- [Task details] Reproduce, word for word, only the lines from the one containing "Generate a Python" through the one containing "seasons = ['2016-17', '2017-18', '2018-19', '2019-20', 'AVG']", both included.

Source code of charts:
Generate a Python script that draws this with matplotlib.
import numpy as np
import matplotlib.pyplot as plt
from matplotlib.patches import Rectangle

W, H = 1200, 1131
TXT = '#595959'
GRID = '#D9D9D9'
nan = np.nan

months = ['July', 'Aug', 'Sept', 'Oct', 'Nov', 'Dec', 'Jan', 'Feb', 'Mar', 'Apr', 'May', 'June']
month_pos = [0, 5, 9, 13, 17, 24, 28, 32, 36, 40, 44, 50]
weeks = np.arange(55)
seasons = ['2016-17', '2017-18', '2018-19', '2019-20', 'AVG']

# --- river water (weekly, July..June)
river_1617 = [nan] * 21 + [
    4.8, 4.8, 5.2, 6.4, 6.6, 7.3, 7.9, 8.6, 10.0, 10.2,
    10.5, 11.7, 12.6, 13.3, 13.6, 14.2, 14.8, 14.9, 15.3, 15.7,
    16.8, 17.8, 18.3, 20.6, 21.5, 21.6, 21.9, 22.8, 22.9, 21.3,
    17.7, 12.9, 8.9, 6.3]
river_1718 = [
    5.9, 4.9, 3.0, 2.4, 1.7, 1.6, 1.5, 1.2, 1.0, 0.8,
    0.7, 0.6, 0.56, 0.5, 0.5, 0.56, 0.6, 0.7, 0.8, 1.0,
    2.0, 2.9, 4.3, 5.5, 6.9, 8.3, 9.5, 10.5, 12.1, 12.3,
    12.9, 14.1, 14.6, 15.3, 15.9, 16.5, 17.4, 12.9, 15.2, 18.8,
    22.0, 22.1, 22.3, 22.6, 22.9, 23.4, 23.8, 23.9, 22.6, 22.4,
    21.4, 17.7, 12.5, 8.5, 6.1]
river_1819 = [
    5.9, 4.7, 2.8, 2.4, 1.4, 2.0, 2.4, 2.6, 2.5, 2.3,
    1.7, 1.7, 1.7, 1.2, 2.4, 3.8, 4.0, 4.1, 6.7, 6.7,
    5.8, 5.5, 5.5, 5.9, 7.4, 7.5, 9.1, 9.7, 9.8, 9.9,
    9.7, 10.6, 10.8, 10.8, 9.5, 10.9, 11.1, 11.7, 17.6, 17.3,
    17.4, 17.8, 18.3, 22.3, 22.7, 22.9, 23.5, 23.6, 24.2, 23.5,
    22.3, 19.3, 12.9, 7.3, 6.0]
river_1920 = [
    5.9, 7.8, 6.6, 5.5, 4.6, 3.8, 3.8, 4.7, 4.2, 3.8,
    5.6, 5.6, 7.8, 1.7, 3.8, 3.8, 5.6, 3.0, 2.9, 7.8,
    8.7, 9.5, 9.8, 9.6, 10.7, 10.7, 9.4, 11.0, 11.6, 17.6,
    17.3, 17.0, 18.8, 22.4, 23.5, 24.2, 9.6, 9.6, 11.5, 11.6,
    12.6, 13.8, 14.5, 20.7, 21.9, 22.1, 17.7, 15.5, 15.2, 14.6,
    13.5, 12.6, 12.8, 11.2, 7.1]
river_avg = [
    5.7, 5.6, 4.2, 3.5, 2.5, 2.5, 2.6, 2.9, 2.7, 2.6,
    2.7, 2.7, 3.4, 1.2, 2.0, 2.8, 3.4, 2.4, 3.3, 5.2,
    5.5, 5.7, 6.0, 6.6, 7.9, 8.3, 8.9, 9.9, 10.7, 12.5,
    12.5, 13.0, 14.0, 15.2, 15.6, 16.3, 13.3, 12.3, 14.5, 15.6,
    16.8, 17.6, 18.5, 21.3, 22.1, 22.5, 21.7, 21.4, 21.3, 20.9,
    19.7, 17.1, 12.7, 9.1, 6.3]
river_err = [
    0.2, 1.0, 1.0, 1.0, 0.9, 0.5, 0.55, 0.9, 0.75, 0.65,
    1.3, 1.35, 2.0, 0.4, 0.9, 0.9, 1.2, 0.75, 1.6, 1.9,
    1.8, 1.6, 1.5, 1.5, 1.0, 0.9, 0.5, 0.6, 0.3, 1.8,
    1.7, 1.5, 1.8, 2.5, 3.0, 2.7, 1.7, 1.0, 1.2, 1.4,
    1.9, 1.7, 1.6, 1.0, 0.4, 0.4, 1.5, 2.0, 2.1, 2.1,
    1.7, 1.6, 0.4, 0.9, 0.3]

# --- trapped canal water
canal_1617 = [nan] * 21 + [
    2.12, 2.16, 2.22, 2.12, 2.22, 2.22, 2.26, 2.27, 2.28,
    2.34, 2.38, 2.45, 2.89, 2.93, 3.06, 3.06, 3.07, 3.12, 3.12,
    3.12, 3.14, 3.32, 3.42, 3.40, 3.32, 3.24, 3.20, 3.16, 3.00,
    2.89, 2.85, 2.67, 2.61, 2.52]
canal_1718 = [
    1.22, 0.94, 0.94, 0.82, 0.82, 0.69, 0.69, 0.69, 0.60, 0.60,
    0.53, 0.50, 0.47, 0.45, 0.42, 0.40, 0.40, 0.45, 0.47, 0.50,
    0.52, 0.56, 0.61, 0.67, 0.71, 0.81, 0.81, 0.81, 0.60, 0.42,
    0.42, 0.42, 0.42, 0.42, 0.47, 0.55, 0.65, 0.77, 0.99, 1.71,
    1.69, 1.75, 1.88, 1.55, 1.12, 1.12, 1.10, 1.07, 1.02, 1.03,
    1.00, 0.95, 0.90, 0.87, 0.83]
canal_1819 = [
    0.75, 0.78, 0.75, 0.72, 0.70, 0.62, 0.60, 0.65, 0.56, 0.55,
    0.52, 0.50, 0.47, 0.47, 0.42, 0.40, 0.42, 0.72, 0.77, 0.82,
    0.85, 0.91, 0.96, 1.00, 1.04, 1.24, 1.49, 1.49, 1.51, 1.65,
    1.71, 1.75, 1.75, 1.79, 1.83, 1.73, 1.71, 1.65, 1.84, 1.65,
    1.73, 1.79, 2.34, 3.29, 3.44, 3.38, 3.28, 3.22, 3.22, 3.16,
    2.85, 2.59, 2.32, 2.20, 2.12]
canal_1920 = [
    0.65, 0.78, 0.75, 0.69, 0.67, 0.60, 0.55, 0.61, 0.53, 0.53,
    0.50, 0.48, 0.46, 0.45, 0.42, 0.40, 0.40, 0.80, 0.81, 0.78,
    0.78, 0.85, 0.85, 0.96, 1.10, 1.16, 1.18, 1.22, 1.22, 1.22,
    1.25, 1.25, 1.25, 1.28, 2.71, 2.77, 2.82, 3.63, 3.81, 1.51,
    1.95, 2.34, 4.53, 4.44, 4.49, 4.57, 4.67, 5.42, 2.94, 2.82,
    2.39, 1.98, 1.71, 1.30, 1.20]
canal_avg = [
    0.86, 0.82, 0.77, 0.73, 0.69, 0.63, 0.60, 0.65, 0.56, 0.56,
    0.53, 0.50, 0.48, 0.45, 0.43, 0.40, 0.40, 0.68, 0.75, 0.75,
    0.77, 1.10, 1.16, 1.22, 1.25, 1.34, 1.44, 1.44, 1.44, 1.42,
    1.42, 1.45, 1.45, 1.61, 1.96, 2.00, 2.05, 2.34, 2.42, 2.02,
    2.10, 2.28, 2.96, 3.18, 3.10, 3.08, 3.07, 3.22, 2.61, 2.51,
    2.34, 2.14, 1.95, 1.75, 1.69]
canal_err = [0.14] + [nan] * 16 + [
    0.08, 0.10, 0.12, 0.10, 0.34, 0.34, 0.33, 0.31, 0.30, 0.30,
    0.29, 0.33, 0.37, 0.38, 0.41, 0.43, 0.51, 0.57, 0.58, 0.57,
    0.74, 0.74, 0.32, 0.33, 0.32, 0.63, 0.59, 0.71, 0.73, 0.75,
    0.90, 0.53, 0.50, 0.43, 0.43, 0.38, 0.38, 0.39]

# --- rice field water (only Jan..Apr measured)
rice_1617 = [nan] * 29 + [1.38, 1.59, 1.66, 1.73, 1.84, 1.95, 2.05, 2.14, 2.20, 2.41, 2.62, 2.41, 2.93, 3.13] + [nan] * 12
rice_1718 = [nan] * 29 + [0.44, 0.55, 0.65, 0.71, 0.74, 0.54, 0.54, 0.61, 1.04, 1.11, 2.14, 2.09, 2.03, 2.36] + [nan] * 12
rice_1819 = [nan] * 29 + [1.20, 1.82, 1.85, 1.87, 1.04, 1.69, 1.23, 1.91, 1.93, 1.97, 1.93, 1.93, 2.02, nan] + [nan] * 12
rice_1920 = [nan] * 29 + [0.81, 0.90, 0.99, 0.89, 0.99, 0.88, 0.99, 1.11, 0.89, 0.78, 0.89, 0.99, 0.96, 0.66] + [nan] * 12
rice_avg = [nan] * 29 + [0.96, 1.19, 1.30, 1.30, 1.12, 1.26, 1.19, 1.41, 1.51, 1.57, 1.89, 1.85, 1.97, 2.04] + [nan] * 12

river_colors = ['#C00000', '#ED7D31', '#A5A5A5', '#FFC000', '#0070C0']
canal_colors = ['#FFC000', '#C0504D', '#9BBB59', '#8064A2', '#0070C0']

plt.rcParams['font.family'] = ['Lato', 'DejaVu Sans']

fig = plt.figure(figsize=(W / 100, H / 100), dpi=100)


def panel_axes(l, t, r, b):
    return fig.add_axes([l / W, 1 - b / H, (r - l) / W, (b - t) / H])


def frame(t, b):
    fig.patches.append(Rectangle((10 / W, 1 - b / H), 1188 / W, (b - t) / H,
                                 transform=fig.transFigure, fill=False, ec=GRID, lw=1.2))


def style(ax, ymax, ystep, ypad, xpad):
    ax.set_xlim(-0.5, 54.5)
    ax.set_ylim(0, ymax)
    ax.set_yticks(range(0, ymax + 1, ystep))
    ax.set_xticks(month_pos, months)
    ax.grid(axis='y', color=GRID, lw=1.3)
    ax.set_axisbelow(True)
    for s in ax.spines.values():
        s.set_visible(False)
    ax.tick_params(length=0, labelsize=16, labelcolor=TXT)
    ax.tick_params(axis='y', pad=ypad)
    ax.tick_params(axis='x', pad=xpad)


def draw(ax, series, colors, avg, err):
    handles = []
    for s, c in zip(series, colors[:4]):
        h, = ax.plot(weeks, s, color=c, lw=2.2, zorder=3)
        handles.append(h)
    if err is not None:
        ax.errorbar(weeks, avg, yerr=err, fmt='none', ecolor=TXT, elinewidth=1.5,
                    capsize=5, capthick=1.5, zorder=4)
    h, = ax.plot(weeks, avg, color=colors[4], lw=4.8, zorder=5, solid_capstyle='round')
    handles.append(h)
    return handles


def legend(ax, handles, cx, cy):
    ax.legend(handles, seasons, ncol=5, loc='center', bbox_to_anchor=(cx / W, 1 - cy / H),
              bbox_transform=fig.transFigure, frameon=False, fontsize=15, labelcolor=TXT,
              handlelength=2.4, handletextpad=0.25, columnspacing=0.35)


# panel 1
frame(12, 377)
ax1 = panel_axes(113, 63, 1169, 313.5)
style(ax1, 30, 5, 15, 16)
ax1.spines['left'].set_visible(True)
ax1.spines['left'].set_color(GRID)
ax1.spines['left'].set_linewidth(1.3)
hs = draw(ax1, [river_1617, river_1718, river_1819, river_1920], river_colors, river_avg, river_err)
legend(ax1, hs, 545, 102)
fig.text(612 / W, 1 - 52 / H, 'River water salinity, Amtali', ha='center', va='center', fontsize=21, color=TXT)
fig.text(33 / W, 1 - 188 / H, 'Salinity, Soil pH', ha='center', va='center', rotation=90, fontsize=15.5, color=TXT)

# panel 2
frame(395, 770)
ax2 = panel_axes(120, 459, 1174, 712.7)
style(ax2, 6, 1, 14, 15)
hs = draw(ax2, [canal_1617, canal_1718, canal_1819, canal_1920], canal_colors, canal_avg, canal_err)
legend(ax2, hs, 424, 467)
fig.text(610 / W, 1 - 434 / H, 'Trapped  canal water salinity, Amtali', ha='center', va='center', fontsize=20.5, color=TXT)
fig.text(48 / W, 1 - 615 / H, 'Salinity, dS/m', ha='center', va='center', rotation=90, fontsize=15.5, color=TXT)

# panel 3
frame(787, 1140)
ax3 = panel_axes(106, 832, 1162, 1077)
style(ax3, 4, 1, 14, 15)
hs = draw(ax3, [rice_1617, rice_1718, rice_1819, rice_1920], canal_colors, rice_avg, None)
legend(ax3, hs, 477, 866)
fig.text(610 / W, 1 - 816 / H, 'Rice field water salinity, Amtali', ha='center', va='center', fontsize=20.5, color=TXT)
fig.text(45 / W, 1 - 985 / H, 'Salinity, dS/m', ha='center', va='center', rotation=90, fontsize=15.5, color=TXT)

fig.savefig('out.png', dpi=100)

--

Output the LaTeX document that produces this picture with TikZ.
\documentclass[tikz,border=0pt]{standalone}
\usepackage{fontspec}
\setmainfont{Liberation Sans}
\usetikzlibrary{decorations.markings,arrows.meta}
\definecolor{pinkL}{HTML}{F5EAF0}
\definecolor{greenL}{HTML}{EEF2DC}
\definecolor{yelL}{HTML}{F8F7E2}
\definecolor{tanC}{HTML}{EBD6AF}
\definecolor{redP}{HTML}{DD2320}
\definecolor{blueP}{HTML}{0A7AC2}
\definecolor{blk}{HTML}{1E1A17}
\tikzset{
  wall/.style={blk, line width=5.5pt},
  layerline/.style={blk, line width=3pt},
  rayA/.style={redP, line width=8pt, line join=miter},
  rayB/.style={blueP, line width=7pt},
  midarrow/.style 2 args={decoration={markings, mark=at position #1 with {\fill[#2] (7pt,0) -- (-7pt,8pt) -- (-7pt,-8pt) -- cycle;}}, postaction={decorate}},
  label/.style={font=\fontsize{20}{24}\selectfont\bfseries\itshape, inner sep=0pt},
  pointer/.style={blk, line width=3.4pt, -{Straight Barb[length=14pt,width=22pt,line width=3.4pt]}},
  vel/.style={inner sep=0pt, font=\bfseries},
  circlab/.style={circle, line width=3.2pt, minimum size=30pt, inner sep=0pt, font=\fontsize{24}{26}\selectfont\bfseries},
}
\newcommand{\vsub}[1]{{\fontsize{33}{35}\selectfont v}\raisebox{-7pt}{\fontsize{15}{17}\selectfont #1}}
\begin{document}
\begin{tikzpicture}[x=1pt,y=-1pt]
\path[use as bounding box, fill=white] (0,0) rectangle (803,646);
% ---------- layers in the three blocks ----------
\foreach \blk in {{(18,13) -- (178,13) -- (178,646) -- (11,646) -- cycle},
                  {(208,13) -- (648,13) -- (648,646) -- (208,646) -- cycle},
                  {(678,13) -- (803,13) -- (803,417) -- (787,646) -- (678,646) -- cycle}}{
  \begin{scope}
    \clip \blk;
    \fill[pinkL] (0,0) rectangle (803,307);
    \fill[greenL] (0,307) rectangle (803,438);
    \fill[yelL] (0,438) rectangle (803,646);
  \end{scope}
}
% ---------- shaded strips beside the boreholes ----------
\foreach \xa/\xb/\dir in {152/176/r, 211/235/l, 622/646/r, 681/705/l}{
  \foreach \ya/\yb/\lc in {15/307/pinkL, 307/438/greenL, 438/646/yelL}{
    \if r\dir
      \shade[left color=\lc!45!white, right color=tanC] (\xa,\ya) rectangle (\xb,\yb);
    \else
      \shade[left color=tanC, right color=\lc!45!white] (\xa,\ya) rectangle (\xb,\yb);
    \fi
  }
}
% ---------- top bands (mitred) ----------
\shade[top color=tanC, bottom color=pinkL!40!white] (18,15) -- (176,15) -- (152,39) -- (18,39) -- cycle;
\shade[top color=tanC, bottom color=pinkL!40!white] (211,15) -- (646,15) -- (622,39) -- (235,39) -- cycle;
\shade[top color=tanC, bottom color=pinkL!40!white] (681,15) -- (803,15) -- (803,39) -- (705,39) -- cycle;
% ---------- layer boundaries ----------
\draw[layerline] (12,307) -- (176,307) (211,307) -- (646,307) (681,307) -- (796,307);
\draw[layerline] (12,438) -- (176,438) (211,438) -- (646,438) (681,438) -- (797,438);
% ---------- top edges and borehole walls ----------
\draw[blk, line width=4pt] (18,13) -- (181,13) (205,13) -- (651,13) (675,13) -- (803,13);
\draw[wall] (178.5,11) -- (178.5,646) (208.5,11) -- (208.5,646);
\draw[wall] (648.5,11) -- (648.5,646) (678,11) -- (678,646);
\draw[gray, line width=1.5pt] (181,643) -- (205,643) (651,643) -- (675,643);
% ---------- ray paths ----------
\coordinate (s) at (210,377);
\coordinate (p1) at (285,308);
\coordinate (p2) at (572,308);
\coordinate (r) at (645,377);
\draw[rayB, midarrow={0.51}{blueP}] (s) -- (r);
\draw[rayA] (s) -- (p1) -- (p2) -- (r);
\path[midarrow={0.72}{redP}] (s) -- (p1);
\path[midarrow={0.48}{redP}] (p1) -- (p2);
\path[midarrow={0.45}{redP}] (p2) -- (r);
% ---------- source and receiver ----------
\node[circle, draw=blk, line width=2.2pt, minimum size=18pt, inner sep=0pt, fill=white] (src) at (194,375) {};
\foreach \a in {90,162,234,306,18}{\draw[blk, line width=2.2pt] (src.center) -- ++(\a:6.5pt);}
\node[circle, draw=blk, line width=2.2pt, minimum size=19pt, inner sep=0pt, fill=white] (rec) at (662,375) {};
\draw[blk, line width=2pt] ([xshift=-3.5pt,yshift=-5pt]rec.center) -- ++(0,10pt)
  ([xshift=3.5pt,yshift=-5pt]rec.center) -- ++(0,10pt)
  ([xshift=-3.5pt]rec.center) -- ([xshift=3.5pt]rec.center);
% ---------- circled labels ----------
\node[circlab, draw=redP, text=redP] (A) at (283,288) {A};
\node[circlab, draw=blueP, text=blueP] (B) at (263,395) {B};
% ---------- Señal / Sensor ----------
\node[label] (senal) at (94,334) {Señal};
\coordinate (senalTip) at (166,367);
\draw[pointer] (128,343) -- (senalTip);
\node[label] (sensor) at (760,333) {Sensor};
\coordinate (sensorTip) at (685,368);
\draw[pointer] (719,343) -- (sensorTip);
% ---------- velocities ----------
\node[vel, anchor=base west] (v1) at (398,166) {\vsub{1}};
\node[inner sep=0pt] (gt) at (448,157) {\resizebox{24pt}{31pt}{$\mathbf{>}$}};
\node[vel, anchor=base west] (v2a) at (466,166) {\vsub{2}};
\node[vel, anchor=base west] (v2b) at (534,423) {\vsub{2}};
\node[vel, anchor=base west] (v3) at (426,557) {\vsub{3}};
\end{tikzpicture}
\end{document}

- [Answer in full]
Generate a Python script that draws this with matplotlib.
import numpy as np
import matplotlib.pyplot as plt
from matplotlib.patches import Rectangle

W, H = 1200, 1131
TXT = '#595959'
GRID = '#D9D9D9'
nan = np.nan

months = ['July', 'Aug', 'Sept', 'Oct', 'Nov', 'Dec', 'Jan', 'Feb', 'Mar', 'Apr', 'May', 'June']
month_pos = [0, 5, 9, 13, 17, 24, 28, 32, 36, 40, 44, 50]
weeks = np.arange(55)
seasons = ['2016-17', '2017-18', '2018-19', '2019-20', 'AVG']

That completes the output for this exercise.